**The task**
All lines in the data bearing the string "chart" should be identified and copied.

**Rows from a dataset**
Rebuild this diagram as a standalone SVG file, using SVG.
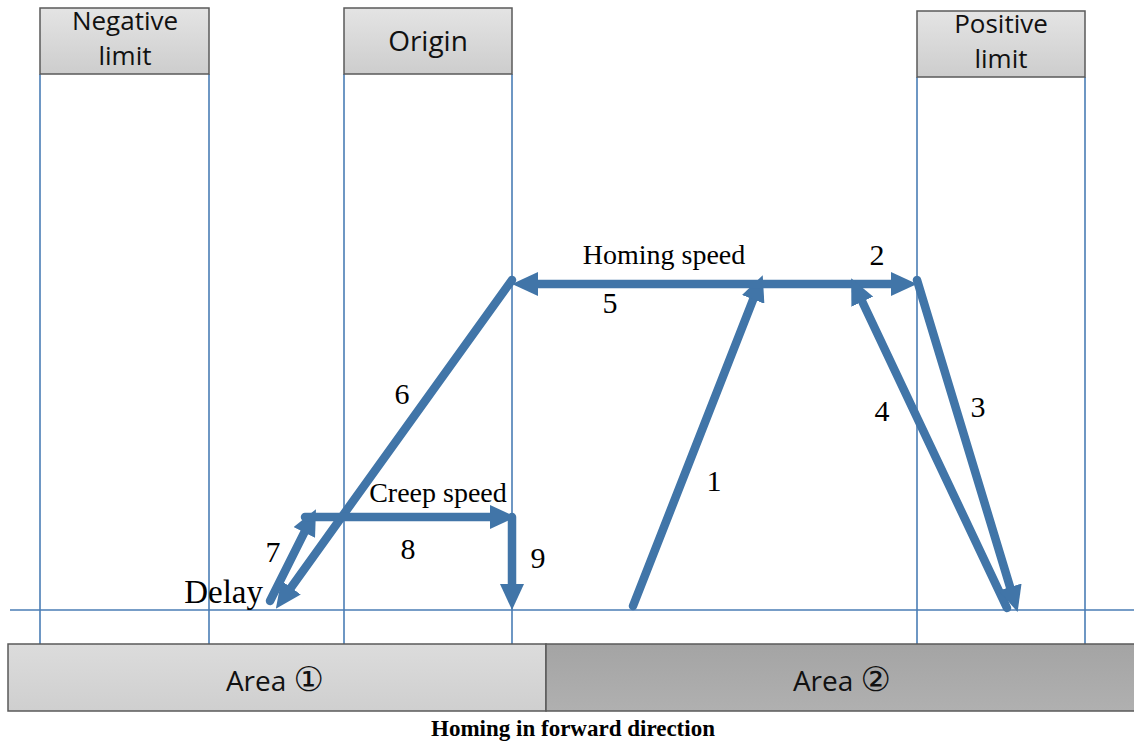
<svg xmlns="http://www.w3.org/2000/svg" width="1134" height="744" viewBox="0 0 1134 744">
<defs>
<linearGradient id="gBox" x1="0" y1="0" x2="0" y2="1"><stop offset="0" stop-color="#e4e4e4"/><stop offset="1" stop-color="#cdcdcd"/></linearGradient>
<linearGradient id="gA1" x1="0" y1="0" x2="0" y2="1"><stop offset="0" stop-color="#dcdcdc"/><stop offset="1" stop-color="#cfcfcf"/></linearGradient>
<linearGradient id="gA2" x1="0" y1="0" x2="0" y2="1"><stop offset="0" stop-color="#a4a4a4"/><stop offset="1" stop-color="#b0b0b0"/></linearGradient>
<marker id="ah" markerUnits="userSpaceOnUse" markerWidth="26" markerHeight="24" refX="6" refY="12" orient="auto-start-reverse"><path d="M0,0 L26,12 L0,24 z" fill="#4175a8"/></marker>
</defs>
<style>
.box{stroke:#5a5a5a;stroke-width:1.5;fill:url(#gBox)}
.lbl{font-family:"Open Sans","Noto Sans",sans-serif;font-size:28px;fill:#111;text-anchor:middle}
.two{font-size:26px}
.thin{stroke:#4a7db5;stroke-width:1.6;fill:none}
.arr{stroke:#4175a8;stroke-width:8.5;fill:none;stroke-linecap:round;stroke-linejoin:round;marker-end:url(#ah)}
.t{font-family:"Liberation Serif",serif;font-size:28px;fill:#000;text-anchor:middle}
.d{font-size:30px}
</style>
<g id="guides">
<line class="thin" x1="40" y1="74" x2="40" y2="644"/>
<line class="thin" x1="209" y1="74" x2="209" y2="644"/>
<line class="thin" x1="344" y1="74" x2="344" y2="644"/>
<line class="thin" x1="512" y1="74" x2="512" y2="644"/>
<line class="thin" x1="917" y1="77" x2="917" y2="644"/>
<line class="thin" x1="1085" y1="77" x2="1085" y2="644"/>
<line class="thin" x1="10" y1="610" x2="1134" y2="610"/>
</g>
<g id="negative-limit">
<rect class="box" x="40" y="8" width="169" height="66"/>
<text class="lbl two" x="125" y="30">Negative</text>
<text class="lbl two" x="125" y="65">limit</text>
</g>
<g id="origin">
<rect class="box" x="344" y="8" width="168" height="66"/>
<text class="lbl" x="428" y="51">Origin</text>
</g>
<g id="positive-limit">
<rect class="box" x="917" y="11" width="168" height="66"/>
<text class="lbl two" x="1001" y="33">Positive</text>
<text class="lbl two" x="1001" y="68">limit</text>
</g>
<g id="area1">
<rect x="8" y="644" width="538" height="67" fill="url(#gA1)" stroke="#5a5a5a" stroke-width="1.5"/>
<text class="lbl" x="275" y="691">Area <tspan style="font-family:'DejaVu Sans',sans-serif;font-size:34px">①</tspan></text>
</g>
<g id="area2">
<rect x="546" y="644" width="590" height="67" fill="url(#gA2)" stroke="#5a5a5a" stroke-width="1.5"/>
<text class="lbl" x="842" y="691">Area <tspan style="font-family:'DejaVu Sans',sans-serif;font-size:34px">②</tspan></text>
</g>
<g id="connectors">
<path class="arr" d="M633,606 L755.4,293.8"/>
<path class="arr" style="marker-start:url(#ah)" d="M532,284 L897,284"/>
<path class="arr" d="M1007,608 L859.7,296.3"/>
<path class="arr" d="M917,280 L1011.8,592.8"/>
<path class="arr" d="M512,280 L287.5,592.4"/>
<path class="arr" d="M270,601 L307,527.1"/>
<path class="arr" d="M305,517 L496,517"/>
<path class="arr" d="M512,517 L512,590"/>
</g>
<g id="labels">
<text class="t" x="664" y="264">Homing speed</text>
<text class="t d" x="877" y="265">2</text>
<text class="t d" x="610" y="313">5</text>
<text class="t d" x="402" y="404">6</text>
<text class="t d" x="882" y="421">4</text>
<text class="t d" x="978" y="417">3</text>
<text class="t d" x="714" y="491">1</text>
<text class="t" x="438" y="502">Creep speed</text>
<text class="t d" x="408" y="559">8</text>
<text class="t d" x="273" y="562">7</text>
<text class="t d" x="538" y="568">9</text>
<text class="t" x="263" y="603" style="font-size:33px;text-anchor:end">Delay</text>
</g>
<text x="573" y="736" style="text-anchor:middle;font-family:'Liberation Serif',serif;font-weight:bold;font-size:23px">Homing in forward direction</text>
</svg>
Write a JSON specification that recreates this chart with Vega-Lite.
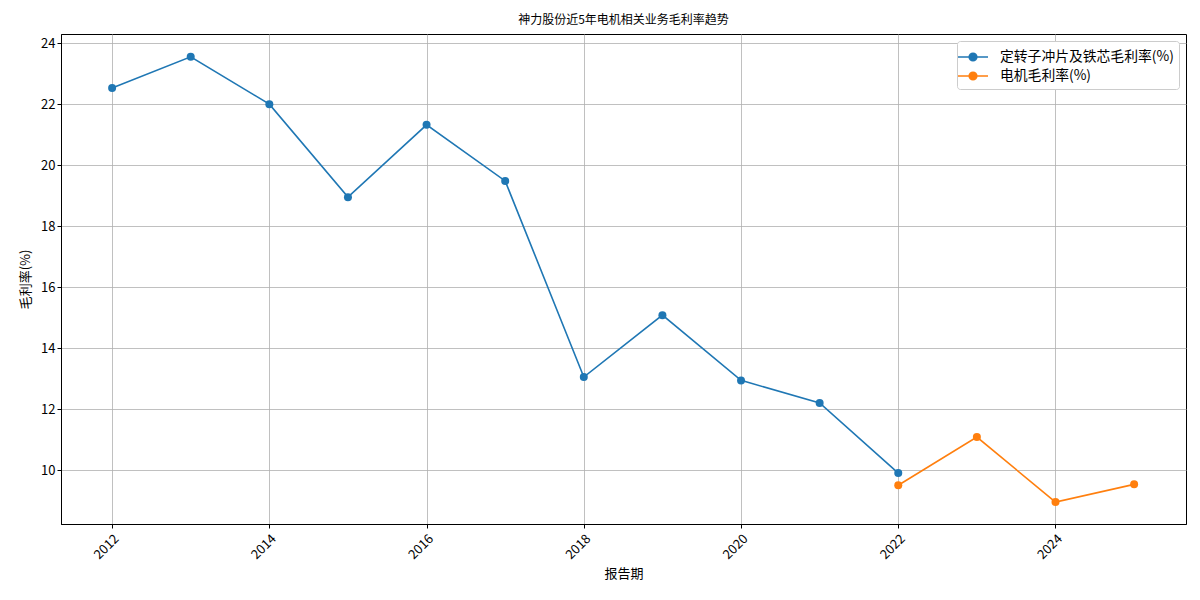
{
  "$schema": "https://vega.github.io/schema/vega-lite/v6.json",
  "width": 1125,
  "height": 490,
  "autosize": "none",
  "padding": {"left": 61, "top": 34, "right": 14, "bottom": 76},
  "background": "white",
  "title": {"text": "神力股份近5年电机相关业务毛利率趋势", "font": "Noto Sans CJK SC", "fontSize": 12, "fontWeight": "normal", "color": "black", "offset": 7},
  "config": {
    "font": "Noto Sans CJK SC",
    "view": {"stroke": "black", "strokeWidth": 1},
    "axis": {"labelFont": "Noto Sans CJK SC", "titleFont": "Noto Sans CJK SC", "labelFontSize": 13, "titleFontSize": 13, "titleFontWeight": "normal", "labelColor": "black", "titleColor": "black", "domainColor": "black", "tickColor": "black", "tickSize": 4, "gridColor": "#b0b0b0", "gridOpacity": 1, "gridWidth": 0.8}
  },
  "data": {"values": [
    {"year": 2012, "series": "定转子冲片及铁芯毛利率(%)", "v": 22.53},
    {"year": 2013, "series": "定转子冲片及铁芯毛利率(%)", "v": 23.55},
    {"year": 2014, "series": "定转子冲片及铁芯毛利率(%)", "v": 22.0},
    {"year": 2015, "series": "定转子冲片及铁芯毛利率(%)", "v": 18.95},
    {"year": 2016, "series": "定转子冲片及铁芯毛利率(%)", "v": 21.32},
    {"year": 2017, "series": "定转子冲片及铁芯毛利率(%)", "v": 19.48},
    {"year": 2018, "series": "定转子冲片及铁芯毛利率(%)", "v": 13.05},
    {"year": 2019, "series": "定转子冲片及铁芯毛利率(%)", "v": 15.08},
    {"year": 2020, "series": "定转子冲片及铁芯毛利率(%)", "v": 12.94},
    {"year": 2021, "series": "定转子冲片及铁芯毛利率(%)", "v": 12.2},
    {"year": 2022, "series": "定转子冲片及铁芯毛利率(%)", "v": 9.9},
    {"year": 2022, "series": "电机毛利率(%)", "v": 9.5},
    {"year": 2023, "series": "电机毛利率(%)", "v": 11.08},
    {"year": 2024, "series": "电机毛利率(%)", "v": 8.95},
    {"year": 2025, "series": "电机毛利率(%)", "v": 9.53}
  ]},
  "mark": {"type": "line", "strokeWidth": 1.6, "point": {"filled": true, "size": 64, "opacity": 1}},
  "encoding": {
    "x": {"field": "year", "type": "quantitative", "title": "报告期",
      "scale": {"domain": [2011.35, 2025.66], "nice": false, "zero": false},
      "axis": {"values": [2012, 2014, 2016, 2018, 2020, 2022, 2024], "format": "d", "labelAngle": -45, "labelAlign": "right", "labelBaseline": "top", "labelPadding": 4, "titlePadding": 6}},
    "y": {"field": "v", "type": "quantitative", "title": "毛利率(%)",
      "scale": {"domain": [8.23, 24.3], "nice": false, "zero": false},
      "axis": {"values": [10, 12, 14, 16, 18, 20, 22, 24], "titlePadding": 8}},
    "color": {"field": "series", "type": "nominal",
      "scale": {"domain": ["定转子冲片及铁芯毛利率(%)", "电机毛利率(%)"], "range": ["#1f77b4", "#ff7f0e"]},
      "legend": {"title": null, "orient": "top-right", "offset": 7, "labelFontSize": 13.8, "labelFont": "Noto Sans CJK SC", "labelColor": "black", "labelLimit": 400,
        "symbolType": "M-1.5,0H1.5M-0.38,0a0.38,0.38 0 1,0 0.76,0a0.38,0.38 0 1,0 -0.76,0", "symbolSize": 400, "symbolStrokeWidth": 1.6, "symbolFillColor": "transparent",
        "padding": 5, "strokeColor": "#cccccc", "fillColor": "white", "cornerRadius": 3, "rowPadding": 0, "labelOffset": 16}}
  }
}
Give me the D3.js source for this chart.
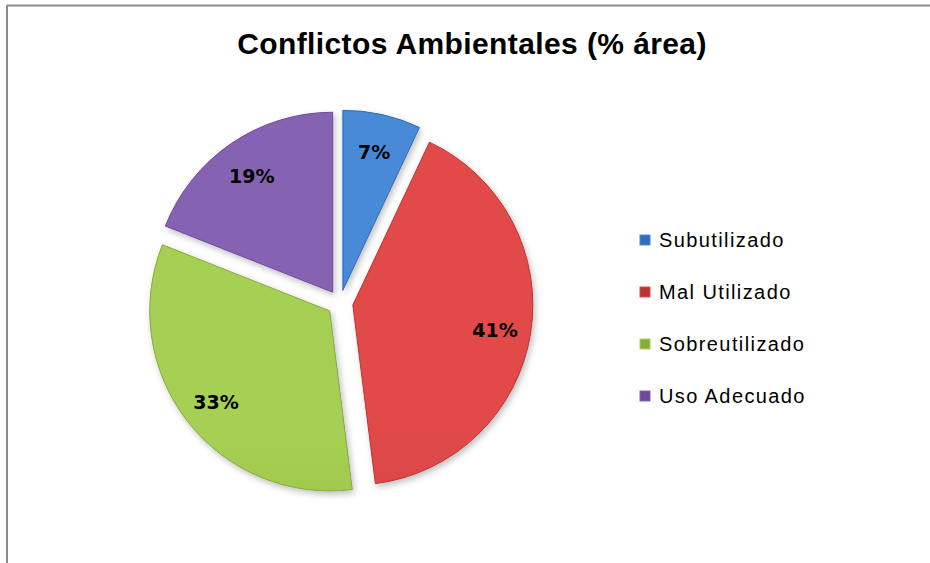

**Result below**
Write a JSON specification that recreates this chart with Vega-Lite.
Give me the D3.js source for this chart.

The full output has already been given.